[About the Artist]
Andrew Cathers is a 38-year-old, self-taught artist from Whistler, B.C. As an adult British Columbian with autism, he often creates his brilliant work at DDA’s Main Street Drop-In. Creating art on a regular basis keeps him interested, busy, and creatively challenged.
Andrew began his art career six years ago at a Developmental Disabilities Association (DDA) art class with instructor Kim Almond. “I enjoyed doodling and drawing long before that, but hadn’t started exploring with paint [until] I started taking art classes with Kim at DDA, she encouraged me by telling me I was good. Being told I was good at something motivated me to keep going with it. Also, I didn’t really have any hobbies at the time, so painting was something that I enjoyed doing at home in my spare time. Art has really helped to fill a big void in my life.”
[A simple evolution of style: “I’m interested in things you can’t see with the naked eye.”]
“It really just came naturally. I really enjoy working with dots because it’s very satisfying. I like to challenge myself to get the dots as close together as possible without having them touch. It reminds me of little galaxies and constellations.”
The artist says quantum physics inspires his work. “There’s a law that particles can be at two places at once and that they can go through matter. It’s called tunnelling. I’m also interested in colour charge (related to the theory of chromodynamics). It’s confusing to explain. It’s the idea that each element has its own colour in a spectrum of light; quark colours are red, green, and blue. Anti-colours are magenta, yellow, and cyan. That’s why I make pieces with colourful dots of particles. I’m interested in things that you cannot see with the naked eye.”
“I’m inspired by science and the universe. Particularly galaxies and stars. I love to listen to science lectures and watch videos online about different topics such as gravity, dark energy, and philosophy. I’m curious about things I don’t understand, it makes me want to learn more about those things. I love to paint patterns and play with colours. I like to use colour in different ways, I’m still learning about colour and colour coordination. I like to paint things that make people think and find out what it means to them.”
[So, how does this creative artist feel about having his own show?]
“I have mixed feelings. It feels good. I’m proud of my work. But I don’t trust those feelings. I’m not a happy feel-good person. I also feel a little confused, I didn’t expect to have my own show but I’m very grateful for all of the support I’ve received, especially from Kim. I wouldn’t have my own show without her.”
Andrew says art will definitely be in his future and has plans to try new techniques in his work. “I want to explore new mediums such as clay and various objects. I like using different materials to make my art. Currently, I’m working on a piece using pistachio nutshells. I also want to try using digital art techniques. I’ve recently downloaded a digital art app and am learning how to use it.”

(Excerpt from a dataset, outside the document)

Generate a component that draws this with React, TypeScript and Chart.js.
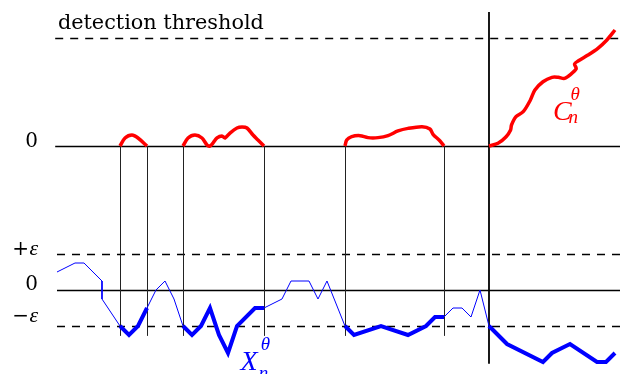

[Advice for those who aspire to the art world]
“You don’t have to be a formally trained artist to make good art and have creative thoughts. Put the time in and, if you can, find a mentor. Also, do your own research to draw inspiration; look at other cultures, look at the world around you, and try different things, different mediums. Don’t restrict your thinking.”
[Outsiders and Others]
Outsiders and Others, a non-profit art society, whose focus is to bring non-traditional artists to the forefront, was instrumental in putting together Andrew’s first solo exhibition.
Operator Yuri Arajs says Cathers’ work has many levels, “Andrew takes in the world around him and returns it to us in the form of detailed fields of intense colour and pattern. Seeing his work in person allows you to feel all that has gone into the creation of each piece.”
Andrews’s first solo exhibition has come to an end however, his pieces can also be purchased from Outsiders and Others’ website.